Laut einer Studie des Beratungsunternehmens Summary Seven Consulting sind im Bereich Hilfsmittel die Ausgaben seitens der gesetzlichen Krankenversicherung (GKV) zwischen 2012 und 2013 um 5,5 Prozent gestiegen. Der Anstieg erklärt sich nicht zuletzt durch den technischen Fortschritt und den demografischen Wandel. Am gesamten Ausgabenvolumen macht der Bereich Hilfsmittel vier Prozent aus. Den größten Anteil an Ausschreibungen haben die Inkontinenzhilfen, gefolgt von Elektrostimulationsgeräten sowie Inhalations- und Atemtherapiegeräten. Besonders im Bereich aufsaugende Inkontinenz sind die durchschnittlichen Erstattungsbeträge zwischen 2012 und 2013 gefallen, nämlich um zehn Prozent von 0,30 auf 0,27 Euro.

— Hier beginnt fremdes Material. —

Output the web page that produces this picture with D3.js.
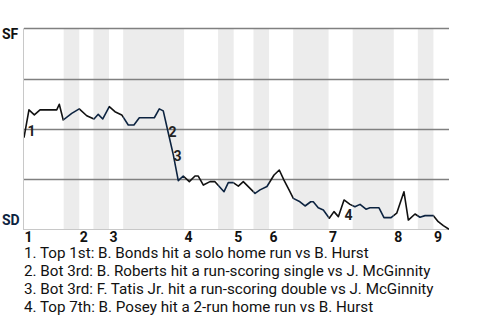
<!DOCTYPE html>
<html>
<head>
<meta charset="utf-8">
<script src="https://cdn.jsdelivr.net/npm/d3@7"></script>
<style>
  html, body { margin: 0; padding: 0; background: #fff; }
  svg { display: block; font-family: Roboto, "Noto Sans", sans-serif; }
</style>
</head>
<body>
<svg id="chart" width="480" height="320"></svg>
<script>
// ---- data ----
// pitch index of each plotted point, and San Diego win probability at that point
const pitchIndex = [0, 3.5, 7.3, 11.3, 23.1, 24.9, 27.7, 33.7, 39.0, 44.3, 49.4, 52.4, 55.6, 60.2, 64.2, 69.0,
  73.6, 77.6, 81.4, 92.0, 95.5, 98.3, 101.9, 105.4, 108.9, 112.4, 116.7, 120.7, 123.0, 126.6, 131.3, 134.8,
  141.2, 144.2, 147.7, 151.3, 154.8, 163.1, 166.6, 171.5, 176.5, 180.2, 183.5, 187.1, 190.1, 194.8, 198.4,
  202.4, 204.2, 207.7, 211.3, 215.5, 218.8, 221.9, 225.9, 230.1, 233.6, 237.2, 241.4, 244.2, 250.6, 254.1,
  259.1, 263.1, 268.2, 271.3, 276.0, 279.5, 283.1, 289.0, 292.4, 296.0, 300];
const sdWinProb = [0.544, 0.406, 0.431, 0.406, 0.406, 0.378, 0.456, 0.423, 0.401, 0.435, 0.451, 0.428, 0.451,
  0.390, 0.415, 0.431, 0.481, 0.481, 0.445, 0.445, 0.401, 0.411, 0.522, 0.630, 0.758, 0.735, 0.763, 0.735,
  0.735, 0.780, 0.763, 0.763, 0.813, 0.768, 0.768, 0.785, 0.763, 0.821, 0.804, 0.787, 0.730, 0.705, 0.755,
  0.804, 0.846, 0.863, 0.884, 0.863, 0.863, 0.893, 0.904, 0.945, 0.912, 0.937, 0.854, 0.876, 0.888, 0.876,
  0.900, 0.893, 0.893, 0.942, 0.942, 0.920, 0.813, 0.954, 0.924, 0.940, 0.932, 0.932, 0.962, 0.982, 1.0];
// half-inning start pitch indices (top 1, bot 1, top 2, ...), and final pitch
const halfInningStarts = [0, 28, 39, 49, 60, 70, 113, 137, 148, 162, 173, 190, 215, 232, 261, 278, 289];
const lastPitch = 300;
const inningLabels = ["1", "2", "3", "4", "5", "6", "7", "8", "9"];
const gridValues = [0, 0.25, 0.5, 0.75];
const teams = ["SF", "SD"];
const annoNumbers = ["1", "2", "3", "4"];
const annoPitch = [2.1, 101.6, 105.2, 225.9];
const annoProb = [0.511, 0.518, 0.633, 0.929];
const notes = [
  "1. Top 1st: B. Bonds hit a solo home run vs B. Hurst",
  "2. Bot 3rd: B. Roberts hit a run-scoring single vs J. McGinnity",
  "3. Bot 3rd: F. Tatis Jr. hit a run-scoring double vs J. McGinnity",
  "4. Top 7th: B. Posey hit a 2-run home run vs B. Hurst"
];

(function () {
// ---- layout ----
const mL = 24, mR = 449, mT = 28.3, mB = 229.3;
const sfColor = "#111111", sdColor = "#0C2340";
const svg = d3.select("#chart");
const x = d3.scaleLinear().domain([0, lastPitch]).range([mL, mR]);
const y = d3.scaleLinear().domain([0, 1]).range([mT, mB]);

const halves = halfInningStarts.map((s, i) => ({
  start: s,
  end: i + 1 < halfInningStarts.length ? halfInningStarts[i + 1] : lastPitch,
  bottom: i % 2 === 1
}));

// shaded bottom halves
svg.append("g").selectAll("rect").data(halves.filter(h => h.bottom)).join("rect")
  .attr("x", d => x(d.start)).attr("width", d => x(d.end) - x(d.start))
  .attr("y", mT).attr("height", mB - mT)
  .attr("fill", "#ececec");

// gridlines
svg.append("g").selectAll("line").data(gridValues).join("line")
  .attr("x1", mL).attr("x2", mR)
  .attr("y1", d => Math.round(y(d)) + 0.5).attr("y2", d => Math.round(y(d)) + 0.5)
  .attr("stroke", "#808080").attr("stroke-width", 1.3);

// axes lines
svg.append("line").attr("x1", mL - 0.5).attr("x2", mL - 0.5).attr("y1", mT).attr("y2", mB)
  .attr("stroke", "#c8c8c8").attr("stroke-width", 1);
svg.append("line").attr("x1", mL - 1).attr("x2", mR).attr("y1", Math.round(mB) + 0.5).attr("y2", Math.round(mB) + 0.5)
  .attr("stroke", "#c8c8c8").attr("stroke-width", 1);

// clip paths for top / bottom halves
const defs = svg.append("defs");
["top", "bot"].forEach((k, idx) => {
  const cp = defs.append("clipPath").attr("id", "clip-" + k);
  halves.filter(h => h.bottom === (idx === 1)).forEach(h => {
    cp.append("rect").attr("x", x(h.start)).attr("width", x(h.end) - x(h.start))
      .attr("y", 0).attr("height", 320);
  });
});

const pts = pitchIndex.map((p, i) => [p, sdWinProb[i]]);
const line = d3.line().x(d => x(d[0])).y(d => y(d[1]));
svg.append("path").datum(pts).attr("d", line).attr("fill", "none")
  .attr("stroke", sfColor).attr("stroke-width", 1.6).attr("stroke-linejoin", "round")
  .attr("clip-path", "url(#clip-top)");
svg.append("path").datum(pts).attr("d", line).attr("fill", "none")
  .attr("stroke", sdColor).attr("stroke-width", 1.6).attr("stroke-linejoin", "round")
  .attr("clip-path", "url(#clip-bot)");

// team labels
svg.append("text").attr("x", 2).attr("y", 39).text(teams[0])
  .attr("font-size", 14).attr("font-weight", "bold").attr("fill", "#111");
svg.append("text").attr("x", 2).attr("y", 224.5).text(teams[1])
  .attr("font-size", 14).attr("font-weight", "bold").attr("fill", sdColor);

// inning labels
const inningStarts = halves.filter(h => !h.bottom).map(h => h.start);
svg.append("g").selectAll("text").data(inningLabels).join("text")
  .attr("x", (d, i) => x(inningStarts[i]) + 0.5).attr("y", 242)
  .attr("font-size", 14).attr("font-weight", "bold").attr("fill", "#111")
  .text(d => d);

// annotation numbers
svg.append("g").selectAll("text").data(annoNumbers).join("text")
  .attr("x", (d, i) => x(annoPitch[i]) + 0.5).attr("y", (d, i) => y(annoProb[i]))
  .attr("dy", "0.36em")
  .attr("font-size", 14).attr("font-weight", "bold").attr("fill", "#222")
  .text(d => d);

// notes
svg.append("g").selectAll("text").data(notes).join("text")
  .attr("x", 24).attr("y", (d, i) => 258 + i * 18)
  .attr("font-size", 15.2).attr("fill", "#111")
  .text(d => d);
})();
</script>
</body>
</html>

Das wichtigste Kriterium bei der Versorgung von Patienten mit Hilfsmitteln sollte die Qualität der Produkte und des zusätzlichen Services sein. Gerade bei Hilfsmitteln wie Rollstühlen oder Antidekubitus-Matratzen muss eine individuelle Berücksichtigung der Lebensumstände des Patienten erfolgen. Bei einer Fokussierung auf den günstigsten Preis ist es in der Tat schwierig, individuelle Lösungen zu finden und gute Beratung zu leisten. Aus Patientensicht ist daher eine Abkehr von dem aktuellen Ausschreibungsverfahren, bei dem der günstigste Anbieter gewinnt, zu begrüßen. Das Problem der hohen Kosten ist zwar nicht wegzudiskutieren, allerdings ist der Anteil von Hilfsmitteln an den Gesamtausgaben der GKV vergleichsweise gering. Die Mehrkosten könnten eventuell durch geeignete Maßnahmen an anderer Stelle kompensiert werden.